Why not apply game theory to the question? Tyler Cowen posits this scenario:
Let us say that you have been captured and threatened with torture. You are, for whatever reason, entirely willing to betray the information you hold. Your primary goal is to avoid pain, and perhaps you positively want to squeal. How should you present what you know? I see a few options:
1. Break down immediately, beg for mercy, humiliate yourself, and spill the beans. (If you talk right away, will they torture you anyway? And since no further good information can be offered why should they stop?)
2. Go in acting tough, really tough. At the first sign of serious pain, start crying and switch to strategy #1.
3. Wait until they apply their "best shot" torture, and then talk. They will feel they have done their job and stop.
4. First offer (or make up) compromising information to show your disloyalty to the cause your torturers are fighting. Your confession will then be more credible.
5. Say you don't know anything, try to fight the torture, but break down when you can't stand it any more. You can't fool them, so the best you can do is to actually "go through the wringer." You are stuck in the pooling equilibrium, and trying to deviate only makes you worse off.
Which of these is the most credible signal that you have told all you know? Can you do any better than number five? And how does your best answer depend upon the hypothesized motives of the torturers? Is there anything you can say to the U.S. to avoid being sent out for rendition? I do't see any simple answer here, the question is which behavior your torturers will interpret as an unlikely tactic from a truly determined trickster.
Sebastian Holsclaw picks apart the torture argument with what has always been one of my main points in this discussion:
Now suppose that you don't actually have any information, because you have been mistakenly picked up. How are you going to convey that to the torturers? You can't tell them you don't know anything at the beginning--they won't believe you and will continue torturing you. You can't tell them anything useful because you don't know anything useful. So you are being tortured and you don't know anything. Is it probable that you will start making stuff up in the hopes that your torturers will think they got something eventually. I suspect it is probable.

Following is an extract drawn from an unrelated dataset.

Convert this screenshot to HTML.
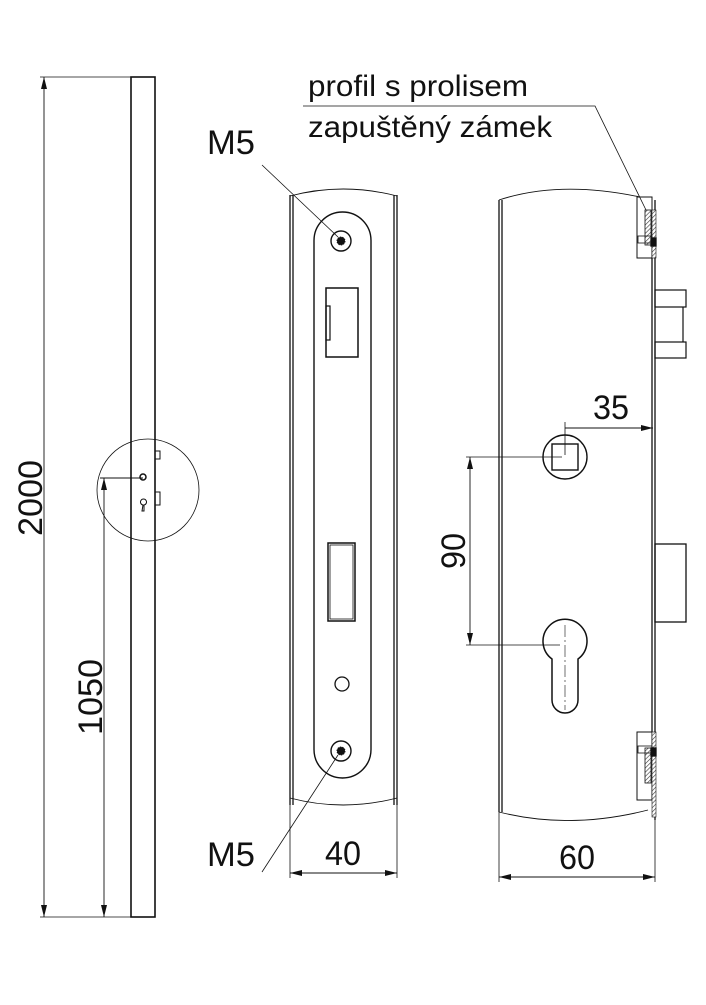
<!DOCTYPE html>
<html><head><meta charset="utf-8"><style>
body{margin:0;background:#fff}
svg text{font-family:"Liberation Sans",sans-serif;fill:#111}
</style></head><body>
<svg width="706" height="1000" viewBox="0 0 706 1000" xmlns="http://www.w3.org/2000/svg">
<defs>
<marker id="a" viewBox="0 0 12 6" refX="12" refY="3" markerWidth="12" markerHeight="6" orient="auto-start-reverse" markerUnits="userSpaceOnUse"><path d="M0,0 L12,3 L0,6z" fill="#111"/></marker>
<pattern id="h" width="3" height="3" patternUnits="userSpaceOnUse" patternTransform="rotate(45)"><rect width="3" height="3" fill="#fff"/><line x1="0" y1="0" x2="0" y2="3" stroke="#333" stroke-width="1.2"/></pattern>
</defs>
<g fill="none" stroke="#111" stroke-width="1.3">
<rect x="131" y="77" width="24" height="840" stroke-width="1.6"/>
<line x1="40" y1="77" x2="131" y2="77" stroke-width="0.8"/>
<line x1="40" y1="917" x2="131" y2="917" stroke-width="0.8"/>
<line x1="44" y1="77" x2="44" y2="917" stroke-width="0.9" marker-start="url(#a)" marker-end="url(#a)"/>
<line x1="100" y1="478" x2="143" y2="478" stroke-width="0.9"/>
<line x1="104" y1="478" x2="104" y2="917" stroke-width="0.9" marker-start="url(#a)" marker-end="url(#a)"/>
<circle cx="148" cy="490" r="51" stroke-width="0.8"/>
<circle cx="143" cy="477" r="3" stroke-width="1.5"/>
<path d="M143,505 a3,3 0 1 1 1,0 v6 h-2z" stroke-width="1"/>
<rect x="155" y="451" width="5" height="8" stroke-width="1"/>
<rect x="155" y="492" width="5" height="13" stroke-width="1"/>
<line x1="290" y1="195" x2="290" y2="805"/><line x1="293" y1="195" x2="293" y2="805"/>
<line x1="394" y1="195" x2="394" y2="805"/><line x1="397" y1="195" x2="397" y2="805"/>
<path d="M290,196 Q343,182 397,196" stroke-width="0.9"/>
<path d="M290,798 Q343,812 397,798" stroke-width="0.9"/>
<rect x="314" y="212" width="57" height="566" rx="28.5" stroke-width="1.4"/>
<circle cx="341" cy="241" r="10" stroke-width="1.4"/>
<circle cx="341" cy="241" r="4" fill="#111" stroke-width="1" stroke-dasharray="1.5,1"/>
<circle cx="341" cy="751" r="10" stroke-width="1.4"/>
<circle cx="341" cy="751" r="4" fill="#111" stroke-width="1" stroke-dasharray="1.5,1"/>
<rect x="326" y="288" width="32" height="69" stroke-width="1.5"/>
<rect x="326" y="306" width="4" height="34" stroke-width="1.2"/>
<rect x="328" y="543" width="27" height="78" stroke-width="1.5"/>
<rect x="330" y="545" width="23" height="74" stroke-width="0.8"/>
<circle cx="342" cy="684" r="7" stroke-width="1.3"/>
<line x1="262" y1="165" x2="338" y2="237" stroke-width="0.8"/>
<line x1="262" y1="872" x2="338" y2="755" stroke-width="0.8"/>
<line x1="290" y1="805" x2="290" y2="878" stroke-width="0.8"/>
<line x1="397" y1="805" x2="397" y2="878" stroke-width="0.8"/>
<line x1="290" y1="873" x2="397" y2="873" stroke-width="0.9" marker-start="url(#a)" marker-end="url(#a)"/>
<line x1="499" y1="200" x2="499" y2="812"/><line x1="502" y1="200" x2="502" y2="812"/>
<line x1="652" y1="258" x2="652" y2="732"/><line x1="655" y1="200" x2="655" y2="820"/>
<path d="M499,200 Q560,180 640,197" stroke-width="0.9"/>
<path d="M499,812 Q570,830 648,810" stroke-width="0.9"/>
<rect x="637" y="197" width="15" height="61" stroke-width="1"/>
<rect x="645" y="210" width="6" height="35" fill="url(#h)" stroke-width="0.8"/>
<rect x="652" y="210" width="4" height="48" fill="url(#h)" stroke-width="0.6"/>
<rect x="638" y="236" width="14" height="7" stroke-width="0.8"/>
<rect x="651" y="238" width="5" height="8" fill="#111"/>
<rect x="637" y="732" width="15" height="68" stroke-width="1"/>
<rect x="645" y="748" width="6" height="35" fill="url(#h)" stroke-width="0.8"/>
<rect x="652" y="732" width="4" height="85" fill="url(#h)" stroke-width="0.6"/>
<rect x="638" y="746" width="14" height="7" stroke-width="0.8"/>
<rect x="651" y="748" width="5" height="8" fill="#111"/>
<rect x="655" y="290" width="31" height="17" stroke-width="1.2"/>
<rect x="655" y="342" width="31" height="16" stroke-width="1.2"/>
<line x1="683" y1="307" x2="683" y2="342" stroke-width="1.2"/>
<rect x="655" y="544" width="31" height="78" stroke-width="1.3"/>
<circle cx="565" cy="457" r="22" stroke-width="1.4"/>
<rect x="552" y="444" width="26" height="26" stroke-width="1.4"/>
<path d="M552,659 A22,22 0 1 1 578,659 V700 A13,13 0 0 1 552,700 Z" stroke-width="1.5"/>
<line x1="565" y1="625" x2="565" y2="710" stroke-width="0.6" stroke-dasharray="12,3,2,3"/>
<line x1="466" y1="457" x2="562" y2="457" stroke-width="0.8"/>
<line x1="466" y1="645" x2="560" y2="645" stroke-width="0.8"/>
<line x1="470" y1="457" x2="470" y2="645" stroke-width="0.9" marker-start="url(#a)" marker-end="url(#a)"/>
<line x1="565" y1="422" x2="565" y2="455" stroke-width="0.8"/>
<line x1="565" y1="428" x2="653" y2="428" stroke-width="0.9" marker-end="url(#a)"/>
<line x1="499" y1="812" x2="499" y2="882" stroke-width="0.8"/>
<line x1="655" y1="820" x2="655" y2="882" stroke-width="0.8"/>
<line x1="499" y1="877" x2="655" y2="877" stroke-width="0.9" marker-start="url(#a)" marker-end="url(#a)"/>
<polyline points="303,106 595,106 646,210" stroke-width="0.8"/>
</g>
<g font-size="34">
<text x="0" y="0" transform="translate(42,498) rotate(-90)" text-anchor="middle" textLength="76" lengthAdjust="spacingAndGlyphs">2000</text>
<text x="0" y="0" transform="translate(102,697) rotate(-90)" text-anchor="middle" textLength="76" lengthAdjust="spacingAndGlyphs">1050</text>
<text x="207" y="154" textLength="48" lengthAdjust="spacingAndGlyphs">M5</text>
<text x="207" y="866" textLength="48" lengthAdjust="spacingAndGlyphs">M5</text>
<text x="343" y="865" text-anchor="middle" textLength="36" lengthAdjust="spacingAndGlyphs">40</text>
<text x="577" y="869" text-anchor="middle" textLength="36" lengthAdjust="spacingAndGlyphs">60</text>
<text x="611" y="419" text-anchor="middle" textLength="36" lengthAdjust="spacingAndGlyphs">35</text>
<text x="0" y="0" transform="translate(465,551) rotate(-90)" text-anchor="middle" textLength="36" lengthAdjust="spacingAndGlyphs">90</text>
</g>
<g font-size="30">
<text x="308" y="96" textLength="220" lengthAdjust="spacingAndGlyphs">profil s prolisem</text>
<text x="308" y="137" textLength="244" lengthAdjust="spacingAndGlyphs">zapuštěný zámek</text>
</g>
</svg>
</body></html>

So if you are not a terrorist and you get picked up by those who torture, you will probably get tortured even more than many real terrorists because you can't break and give verifiably useful information.
Conservatives don't believe in the infallibility of government agencies and all indications are that the intelligence agencies are more fallible than many. So why would we set up a situation where innocents are likely to be tortured more than the guilty, and which is likely to produce vast amounts of faulty information? Doesn't seem wise. It also doesn't seem right.
I think that torture is reprehensible and a moral outrage. But putting that perspective aside, one of the most salient reasons to oppose torture is that we don't know if it works. Right-wingers will come up with scary scenarios to frighten you into thinking that it's a good idea -- "what if you just captured a guy that knew where an atomic bomb was? In Manhattan? In a baby carriage? With a copy of the Ten Commandments?" -- but the thing is, you never know that the guy does in fact know where the bomb is, or how to defuse it. You don't think innocent people are ever arrested? Don't we, in this country and as a society, value the protections of civil liberties over the possibility of a guilty person going free?
Again: Aside from the utter moral bankruptcy that the use of torture implies, there's no way we can know if or when it can ever be effective. And we can never know if the person being tortured even has possession of the information being sought. And we can never know when to stop.
(And, as a former interrogator points out, even if you spill the beans, that's no guarantee that they won't torture you anyway.)